Tuesday, June 24, 2014

The Role of Elected Officials in Procurement

Practices vary across the country on the role that elected officials (i.e., city council, mayor) play in the procurement, award, and contract execution process.  

Roles of elected officials:  For some agencies, the governing body or chief administrator makes all or most award decisions for procurement of goods, services, and construction.  Sometimes, they also are responsible for signing contracts.  The following are some of the negative impacts of these practices:
  • Delays:  Delays on award and execution of contracts while waiting for the council or board to meet.  
  • Politics:  Making procurement a process tainted with political overtones instead of one based on fair and transparent competition.  Sometimes, elected officials end up making decisions that are at variance with best procurement practices in order to please certain constituencies.
From my perspective, the best practice is for governing bodies to establish the budget, but delegate award and contract execution decisions to the executive branch of government, consistent with a delegation of authority matrix and established procedures. 

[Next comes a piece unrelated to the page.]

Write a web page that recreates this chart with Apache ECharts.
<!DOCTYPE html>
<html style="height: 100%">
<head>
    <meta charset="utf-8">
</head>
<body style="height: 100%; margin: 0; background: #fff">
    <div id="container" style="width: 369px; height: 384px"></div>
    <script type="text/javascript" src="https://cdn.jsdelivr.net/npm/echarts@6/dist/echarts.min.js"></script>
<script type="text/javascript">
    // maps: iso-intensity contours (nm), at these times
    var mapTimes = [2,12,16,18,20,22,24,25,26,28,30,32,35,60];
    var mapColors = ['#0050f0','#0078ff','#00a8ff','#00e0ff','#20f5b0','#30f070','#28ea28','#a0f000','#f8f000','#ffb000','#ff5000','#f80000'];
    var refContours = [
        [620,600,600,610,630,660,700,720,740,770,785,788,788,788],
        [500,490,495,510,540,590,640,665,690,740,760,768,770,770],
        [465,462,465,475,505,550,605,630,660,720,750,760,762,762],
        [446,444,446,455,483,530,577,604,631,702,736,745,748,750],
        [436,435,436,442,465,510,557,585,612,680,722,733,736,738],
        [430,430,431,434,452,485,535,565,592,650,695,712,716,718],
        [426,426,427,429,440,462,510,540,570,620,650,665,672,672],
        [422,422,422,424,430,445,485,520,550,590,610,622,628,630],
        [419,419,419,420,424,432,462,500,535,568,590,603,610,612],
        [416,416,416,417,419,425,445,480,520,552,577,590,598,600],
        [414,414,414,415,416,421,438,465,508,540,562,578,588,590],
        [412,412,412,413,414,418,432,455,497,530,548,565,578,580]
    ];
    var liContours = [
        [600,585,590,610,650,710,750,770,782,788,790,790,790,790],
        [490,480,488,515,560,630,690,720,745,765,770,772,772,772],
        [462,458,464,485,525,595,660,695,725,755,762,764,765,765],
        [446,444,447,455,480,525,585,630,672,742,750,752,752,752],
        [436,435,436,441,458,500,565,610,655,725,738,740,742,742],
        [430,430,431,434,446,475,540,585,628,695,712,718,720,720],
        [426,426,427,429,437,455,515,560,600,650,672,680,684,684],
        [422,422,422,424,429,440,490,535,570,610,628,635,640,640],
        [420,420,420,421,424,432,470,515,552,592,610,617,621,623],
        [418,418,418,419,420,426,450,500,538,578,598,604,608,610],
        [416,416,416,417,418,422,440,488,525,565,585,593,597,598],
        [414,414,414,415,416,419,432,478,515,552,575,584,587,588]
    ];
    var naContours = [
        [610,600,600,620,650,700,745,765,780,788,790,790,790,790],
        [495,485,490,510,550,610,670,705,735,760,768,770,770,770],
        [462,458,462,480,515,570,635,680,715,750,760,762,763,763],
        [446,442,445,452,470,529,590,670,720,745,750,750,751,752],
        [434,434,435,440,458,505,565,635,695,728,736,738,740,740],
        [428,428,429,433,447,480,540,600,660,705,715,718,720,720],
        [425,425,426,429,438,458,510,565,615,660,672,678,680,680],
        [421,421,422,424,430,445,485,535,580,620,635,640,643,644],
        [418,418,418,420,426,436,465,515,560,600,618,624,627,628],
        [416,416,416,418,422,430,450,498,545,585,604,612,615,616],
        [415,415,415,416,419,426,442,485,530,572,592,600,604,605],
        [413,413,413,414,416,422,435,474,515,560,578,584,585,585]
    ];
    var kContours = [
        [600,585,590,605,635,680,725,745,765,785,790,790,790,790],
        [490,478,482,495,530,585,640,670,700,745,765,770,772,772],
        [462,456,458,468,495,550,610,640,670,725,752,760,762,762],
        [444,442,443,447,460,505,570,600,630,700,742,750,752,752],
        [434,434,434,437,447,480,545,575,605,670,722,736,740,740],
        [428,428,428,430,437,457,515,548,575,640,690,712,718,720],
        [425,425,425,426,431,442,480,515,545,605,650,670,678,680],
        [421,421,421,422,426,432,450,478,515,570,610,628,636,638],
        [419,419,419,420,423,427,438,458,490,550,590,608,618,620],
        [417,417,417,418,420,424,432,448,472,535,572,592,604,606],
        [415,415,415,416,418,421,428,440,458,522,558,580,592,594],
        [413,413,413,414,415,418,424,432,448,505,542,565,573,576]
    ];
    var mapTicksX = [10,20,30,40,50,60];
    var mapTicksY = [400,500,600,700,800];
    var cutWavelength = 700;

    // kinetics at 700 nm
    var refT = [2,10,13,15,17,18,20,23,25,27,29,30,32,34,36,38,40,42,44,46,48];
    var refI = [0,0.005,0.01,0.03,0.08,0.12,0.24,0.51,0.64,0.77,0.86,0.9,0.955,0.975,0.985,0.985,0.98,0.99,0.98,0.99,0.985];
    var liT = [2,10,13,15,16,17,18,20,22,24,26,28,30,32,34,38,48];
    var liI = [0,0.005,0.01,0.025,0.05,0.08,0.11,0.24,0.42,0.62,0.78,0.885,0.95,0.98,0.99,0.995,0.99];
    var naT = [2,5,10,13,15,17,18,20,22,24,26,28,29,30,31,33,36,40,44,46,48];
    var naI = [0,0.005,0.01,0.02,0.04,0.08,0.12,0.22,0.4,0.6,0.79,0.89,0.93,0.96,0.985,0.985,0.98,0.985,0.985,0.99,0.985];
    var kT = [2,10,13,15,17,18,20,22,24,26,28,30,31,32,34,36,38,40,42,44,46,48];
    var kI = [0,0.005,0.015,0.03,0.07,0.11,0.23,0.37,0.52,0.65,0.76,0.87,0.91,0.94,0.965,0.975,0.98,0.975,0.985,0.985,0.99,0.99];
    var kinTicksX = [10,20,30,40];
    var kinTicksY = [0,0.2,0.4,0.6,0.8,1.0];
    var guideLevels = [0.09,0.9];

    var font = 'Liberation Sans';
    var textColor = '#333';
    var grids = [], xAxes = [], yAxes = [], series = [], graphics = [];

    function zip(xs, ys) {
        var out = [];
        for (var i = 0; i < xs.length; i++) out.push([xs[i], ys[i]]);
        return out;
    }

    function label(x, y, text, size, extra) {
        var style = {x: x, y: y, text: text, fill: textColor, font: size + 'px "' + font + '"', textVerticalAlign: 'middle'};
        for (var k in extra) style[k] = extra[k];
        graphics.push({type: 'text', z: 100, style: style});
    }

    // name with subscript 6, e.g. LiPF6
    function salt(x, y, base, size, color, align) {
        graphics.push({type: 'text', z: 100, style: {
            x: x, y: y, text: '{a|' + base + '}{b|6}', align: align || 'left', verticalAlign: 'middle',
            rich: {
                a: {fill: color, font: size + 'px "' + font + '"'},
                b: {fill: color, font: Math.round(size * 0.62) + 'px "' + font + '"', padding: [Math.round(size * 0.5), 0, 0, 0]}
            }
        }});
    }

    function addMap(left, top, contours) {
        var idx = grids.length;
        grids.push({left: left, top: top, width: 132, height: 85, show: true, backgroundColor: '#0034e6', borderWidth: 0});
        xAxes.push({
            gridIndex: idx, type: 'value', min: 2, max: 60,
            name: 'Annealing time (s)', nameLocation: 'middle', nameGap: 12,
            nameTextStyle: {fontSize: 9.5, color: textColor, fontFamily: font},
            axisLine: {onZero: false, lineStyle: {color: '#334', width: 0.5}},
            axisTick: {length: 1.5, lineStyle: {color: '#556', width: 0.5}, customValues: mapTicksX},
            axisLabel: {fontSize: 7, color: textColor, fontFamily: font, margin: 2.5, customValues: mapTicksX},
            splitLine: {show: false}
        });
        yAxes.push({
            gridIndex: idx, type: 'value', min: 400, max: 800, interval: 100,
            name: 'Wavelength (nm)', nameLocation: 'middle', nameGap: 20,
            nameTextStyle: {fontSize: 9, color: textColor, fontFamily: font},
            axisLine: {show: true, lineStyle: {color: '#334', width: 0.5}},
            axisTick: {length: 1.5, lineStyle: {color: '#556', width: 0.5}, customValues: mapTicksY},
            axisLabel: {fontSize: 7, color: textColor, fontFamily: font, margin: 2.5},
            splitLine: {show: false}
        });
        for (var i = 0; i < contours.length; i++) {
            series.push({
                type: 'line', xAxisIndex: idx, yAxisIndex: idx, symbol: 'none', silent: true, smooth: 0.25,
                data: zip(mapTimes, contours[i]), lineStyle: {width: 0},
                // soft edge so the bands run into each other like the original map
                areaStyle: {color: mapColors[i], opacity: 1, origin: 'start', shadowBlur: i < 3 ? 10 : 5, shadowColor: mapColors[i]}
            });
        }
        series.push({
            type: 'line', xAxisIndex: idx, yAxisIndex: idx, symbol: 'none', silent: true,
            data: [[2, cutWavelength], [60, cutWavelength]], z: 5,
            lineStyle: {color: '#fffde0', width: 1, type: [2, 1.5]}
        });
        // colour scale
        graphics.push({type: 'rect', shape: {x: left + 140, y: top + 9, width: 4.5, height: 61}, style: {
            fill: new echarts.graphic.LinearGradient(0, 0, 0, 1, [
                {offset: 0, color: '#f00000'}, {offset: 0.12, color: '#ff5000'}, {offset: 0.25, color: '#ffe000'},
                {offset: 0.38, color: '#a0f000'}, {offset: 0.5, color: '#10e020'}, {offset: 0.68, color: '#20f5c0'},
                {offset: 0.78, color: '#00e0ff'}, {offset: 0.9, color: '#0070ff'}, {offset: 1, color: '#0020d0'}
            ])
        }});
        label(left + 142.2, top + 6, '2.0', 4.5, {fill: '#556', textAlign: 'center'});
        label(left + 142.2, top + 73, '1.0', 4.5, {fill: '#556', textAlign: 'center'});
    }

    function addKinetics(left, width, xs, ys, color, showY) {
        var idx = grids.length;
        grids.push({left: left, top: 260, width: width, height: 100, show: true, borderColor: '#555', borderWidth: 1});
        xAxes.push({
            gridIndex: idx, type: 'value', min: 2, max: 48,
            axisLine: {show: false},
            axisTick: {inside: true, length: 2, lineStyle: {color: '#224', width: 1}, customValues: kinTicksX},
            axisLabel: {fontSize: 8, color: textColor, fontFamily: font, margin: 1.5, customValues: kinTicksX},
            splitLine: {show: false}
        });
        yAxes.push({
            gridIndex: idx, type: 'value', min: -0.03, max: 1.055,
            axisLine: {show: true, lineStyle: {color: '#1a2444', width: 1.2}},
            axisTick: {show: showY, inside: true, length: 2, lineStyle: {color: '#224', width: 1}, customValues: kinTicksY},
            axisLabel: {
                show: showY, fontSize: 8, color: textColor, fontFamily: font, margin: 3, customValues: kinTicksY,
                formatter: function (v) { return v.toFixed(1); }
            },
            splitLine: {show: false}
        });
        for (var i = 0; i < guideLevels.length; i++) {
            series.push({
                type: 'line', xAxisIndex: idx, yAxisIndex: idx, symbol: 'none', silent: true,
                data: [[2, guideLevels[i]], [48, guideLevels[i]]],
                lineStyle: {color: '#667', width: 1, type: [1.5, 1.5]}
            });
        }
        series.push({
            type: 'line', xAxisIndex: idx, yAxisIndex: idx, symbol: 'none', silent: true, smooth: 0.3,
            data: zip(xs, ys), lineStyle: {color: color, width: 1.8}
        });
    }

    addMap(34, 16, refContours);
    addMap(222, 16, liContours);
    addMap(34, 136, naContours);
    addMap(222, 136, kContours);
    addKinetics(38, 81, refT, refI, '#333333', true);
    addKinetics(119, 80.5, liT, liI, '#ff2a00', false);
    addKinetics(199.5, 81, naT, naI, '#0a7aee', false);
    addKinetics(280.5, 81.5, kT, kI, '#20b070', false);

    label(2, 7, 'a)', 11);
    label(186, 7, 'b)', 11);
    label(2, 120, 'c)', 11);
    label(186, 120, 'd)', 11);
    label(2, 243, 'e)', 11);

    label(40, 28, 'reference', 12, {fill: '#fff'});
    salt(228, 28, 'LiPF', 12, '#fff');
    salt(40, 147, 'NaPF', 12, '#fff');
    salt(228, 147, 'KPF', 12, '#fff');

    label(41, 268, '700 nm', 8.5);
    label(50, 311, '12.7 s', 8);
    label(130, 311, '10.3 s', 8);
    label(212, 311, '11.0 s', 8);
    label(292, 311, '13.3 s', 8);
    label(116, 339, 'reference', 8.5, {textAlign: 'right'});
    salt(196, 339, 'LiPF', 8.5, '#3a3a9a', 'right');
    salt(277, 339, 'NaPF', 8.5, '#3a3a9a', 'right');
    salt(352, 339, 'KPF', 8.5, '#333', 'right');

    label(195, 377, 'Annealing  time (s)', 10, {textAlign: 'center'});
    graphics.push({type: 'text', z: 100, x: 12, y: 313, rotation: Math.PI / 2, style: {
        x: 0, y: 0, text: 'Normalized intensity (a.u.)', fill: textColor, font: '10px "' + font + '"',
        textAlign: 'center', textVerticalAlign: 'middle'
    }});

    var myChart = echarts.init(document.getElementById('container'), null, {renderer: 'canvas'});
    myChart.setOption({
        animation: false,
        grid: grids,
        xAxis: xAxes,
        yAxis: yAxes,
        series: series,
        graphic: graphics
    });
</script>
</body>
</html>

Ordinances, rules or bid documents?  Should procurement policies and practices be adopted by the governing body or by the executive branch of government?  The governing body's role is to establish high-level policy which is controlled through the budget process.  Actual procurement policies and practices should be handled administratively, with many of the requirements being included in bidding documents.  There are some states and local public agencies where there are detailed laws outlining the procurement process, and many of these are not consistent with best practices.  Embedding such practices in laws and rules limits flexibility for public agencies to make the best decisions on a case-by-case basis. 

What's your philosophy?  How does your agency operate?  It takes a lot of education to help elected officials understand their appropriate role in the procurement process.  Have you begun the conversation within your agency on appropriate roles and responsibilities between the legislative and executive branches of government?